**AIM OF THE EXERCISE**
Include the line containing "var fmt = function" and all lines before it, repeated exactly from the listing below, without pictures.

**SOURCE EXCERPT**
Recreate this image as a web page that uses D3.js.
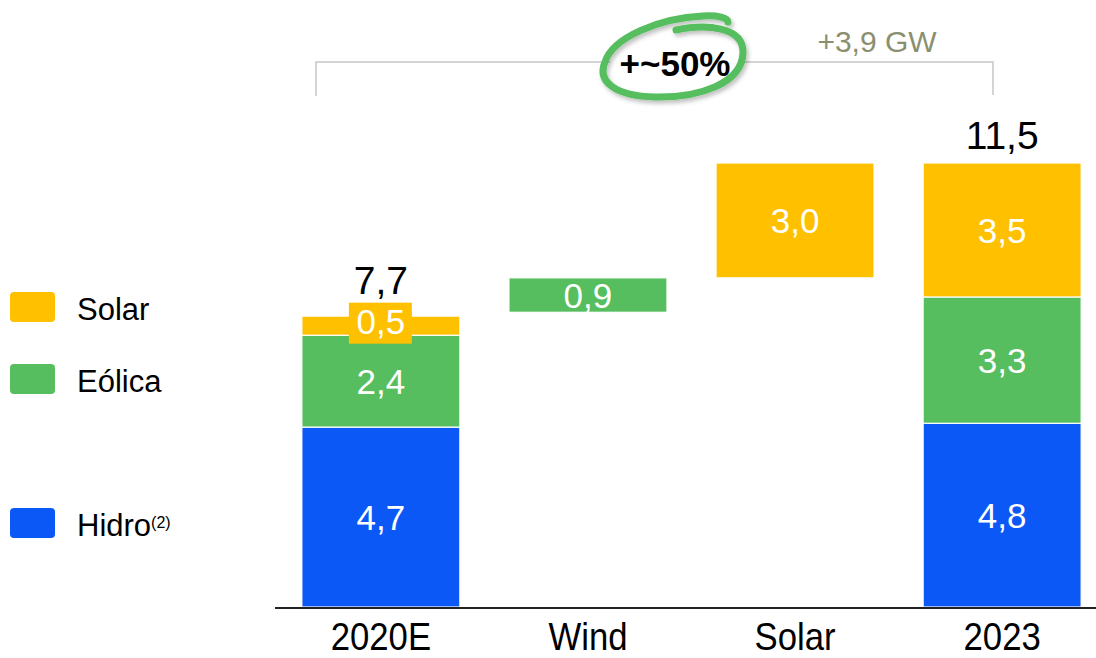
<!DOCTYPE html>
<html>
<head>
<meta charset="utf-8">
<script src="https://cdn.jsdelivr.net/npm/d3@7"></script>
<style>
  body { margin: 0; background: #fff; }
  svg { display: block; font-family: "Liberation Sans", Arial, sans-serif; }
</style>
</head>
<body>
<svg id="chart" width="1096" height="658"></svg>
<script>
// data
var categories = ["2020E", "Wind", "Solar", "2023"];
var hidro  = [4.7, 0, 0, 4.8];
var eolica = [2.4, 0.9, 0, 3.3];
var solar  = [0.5, 0, 3.0, 3.5];
var bases  = [0, 7.7, 8.6, 0];          // floating start of waterfall bars
var totalLabels = [{cat: "2020E", value: 7.7, text: "7,7"}, {cat: "2023", value: 11.5, text: "11,5"}];
var legendItems = ["Solar", "Eólica", "Hidro"];
var growthLabel = "+~50%";
var deltaLabel = "+3,9 GW";

var colors = {Hidro: "#0B58F6", "Eólica": "#56BE5E", Solar: "#FFC000"};

var svg = d3.select("#chart");

var x = d3.scaleBand()
    .domain(categories)
    .range([277, 1106])
    .paddingInner(0.237)
    .paddingOuter(0.12);

var y = d3.scaleLinear()
    .domain([0, 11.6])
    .range([607, 163]);

var fmt = function (v) { return d3.format(".1f")(v).replace(".", ","); };

// build segments
var segs = [];
categories.forEach(function (c, i) {
    var start = bases[i];
    [["Hidro", hidro[i]], ["Eólica", eolica[i]], ["Solar", solar[i]]].forEach(function (p) {
        if (p[1] > 0) {
            segs.push({cat: c, key: p[0], y0: start, y1: start + p[1], v: p[1]});
            start += p[1];
        }
    });
});

svg.selectAll(".seg")
    .data(segs)
    .enter()
    .append("rect")
    .classed("seg", true)
    .attr("x", d => x(d.cat))
    .attr("width", x.bandwidth())
    .attr("y", d => y(d.y1))
    .attr("height", d => y(d.y0) - y(d.y1))
    .attr("fill", d => colors[d.key])
    .attr("stroke", "#fff")
    .attr("stroke-width", 1.2);

// yellow box behind small label
var small = segs.filter(d => d.v < 0.7 && d.key === "Solar");
svg.selectAll(".lblbox")
    .data(small)
    .enter()
    .append("rect")
    .attr("x", d => x(d.cat) + x.bandwidth() / 2 - 32)
    .attr("y", d => (y(d.y0) + y(d.y1)) / 2 - 23)
    .attr("width", 63)
    .attr("height", 41)
    .attr("fill", colors.Solar);

svg.selectAll(".seglbl")
    .data(segs)
    .enter()
    .append("text")
    .attr("x", d => x(d.cat) + x.bandwidth() / 2)
    .attr("y", d => (y(d.y0) + y(d.y1)) / 2 - (d.v < 0.7 ? 4 : 0))
    .attr("dy", "0.36em")
    .attr("text-anchor", "middle")
    .attr("fill", "#fff")
    .style("font-size", "35px")
    .text(d => fmt(d.v));

// totals
svg.selectAll(".total")
    .data(totalLabels)
    .enter()
    .append("text")
    .attr("x", d => x(d.cat) + x.bandwidth() / 2)
    .attr("y", d => y(d.value) - 18)
    .attr("text-anchor", "middle")
    .attr("fill", "#000")
    .style("font-size", "39px")
    .text(d => d.text);

// baseline axis
svg.append("line")
    .attr("x1", 275).attr("x2", 1096)
    .attr("y1", y(0) + 1).attr("y2", y(0) + 1)
    .attr("stroke", "#222")
    .attr("stroke-width", 2);

var xAxis = svg.append("g")
    .attr("transform", "translate(0," + (y(0) + 1) + ")")
    .call(d3.axisBottom(x).tickSize(0));
xAxis.select(".domain").remove();
// condensed look: squeeze labels horizontally
xAxis.selectAll("text")
    .attr("fill", "#000")
    .attr("y", 0)
    .attr("dy", 0)
    .attr("transform", "translate(0,42) scale(0.89,1)")
    .style("font-size", "39px");

// legend
var legendY = {Solar: 292, "Eólica": 364, Hidro: 508};
var leg = svg.selectAll(".leg")
    .data(legendItems)
    .enter()
    .append("g")
    .attr("transform", d => "translate(10," + legendY[d] + ")");
leg.append("rect")
    .attr("width", 45)
    .attr("height", 30)
    .attr("rx", 4)
    .attr("fill", d => colors[d]);
var legText = leg.append("text")
    .attr("x", 67)
    .attr("y", 28)
    .attr("fill", "#000")
    .style("font-size", "31px")
    .text(d => d);
legText.filter(d => d === "Hidro")
    .append("tspan")
    .attr("dy", -8)
    .style("font-size", "16px")
    .text("(2)");

// bracket
var bx0 = 316, bx1 = 993, by = 62;
svg.append("path")
    .attr("d", "M" + bx0 + "," + (by + 34) + "V" + by + "H" + bx1 + "V" + (by + 33))
    .attr("fill", "none")
    .attr("stroke", "#c6c6c6")
    .attr("stroke-width", 1.5);

svg.append("text")
    .attr("x", 877)
    .attr("y", 52)
    .attr("text-anchor", "middle")
    .attr("fill", "#8A8F6F")
    .style("font-size", "30px")
    .text(deltaLabel);

// hand drawn circle around growth label
var defs = svg.append("defs");
var f = defs.append("filter").attr("id", "shadow").attr("x", "-20%").attr("y", "-20%").attr("width", "140%").attr("height", "160%");
f.append("feDropShadow").attr("dx", 2).attr("dy", 3).attr("stdDeviation", 2).attr("flood-color", "#000").attr("flood-opacity", 0.25);

svg.append("rect")
    .attr("x", 610).attr("y", 40).attr("width", 130).attr("height", 42)
    .attr("fill", "#fff");

svg.append("path")
    .attr("d", "M 676 30 C 705 24, 744 26, 743 53 C 742 83, 700 98, 655 97 C 614 96, 597 81, 605 62 C 613 37, 660 18, 703 16 C 718 15, 728 18, 728 22")
    .attr("fill", "none")
    .attr("stroke", "#56BE5E")
    .attr("stroke-width", 7)
    .attr("stroke-linecap", "round")
    .attr("filter", "url(#shadow)");

svg.append("text")
    .attr("x", 675)
    .attr("y", 76)
    .attr("text-anchor", "middle")
    .attr("fill", "#000")
    .style("font-size", "35px")
    .style("font-weight", "bold")
    .text(growthLabel);
</script>
</body>
</html>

**RESULT**
Recreate this image as a web page that uses D3.js.
<!DOCTYPE html>
<html>
<head>
<meta charset="utf-8">
<script src="https://cdn.jsdelivr.net/npm/d3@7"></script>
<style>
  body { margin: 0; background: #fff; }
  svg { display: block; font-family: "Liberation Sans", Arial, sans-serif; }
</style>
</head>
<body>
<svg id="chart" width="1096" height="658"></svg>
<script>
// data
var categories = ["2020E", "Wind", "Solar", "2023"];
var hidro  = [4.7, 0, 0, 4.8];
var eolica = [2.4, 0.9, 0, 3.3];
var solar  = [0.5, 0, 3.0, 3.5];
var bases  = [0, 7.7, 8.6, 0];          // floating start of waterfall bars
var totalLabels = [{cat: "2020E", value: 7.7, text: "7,7"}, {cat: "2023", value: 11.5, text: "11,5"}];
var legendItems = ["Solar", "Eólica", "Hidro"];
var growthLabel = "+~50%";
var deltaLabel = "+3,9 GW";

var colors = {Hidro: "#0B58F6", "Eólica": "#56BE5E", Solar: "#FFC000"};

var svg = d3.select("#chart");

var x = d3.scaleBand()
    .domain(categories)
    .range([277, 1106])
    .paddingInner(0.237)
    .paddingOuter(0.12);

var y = d3.scaleLinear()
    .domain([0, 11.6])
    .range([607, 163]);

var fmt = function (v) { return d3.format(".1f")(v).replace(".", ","); };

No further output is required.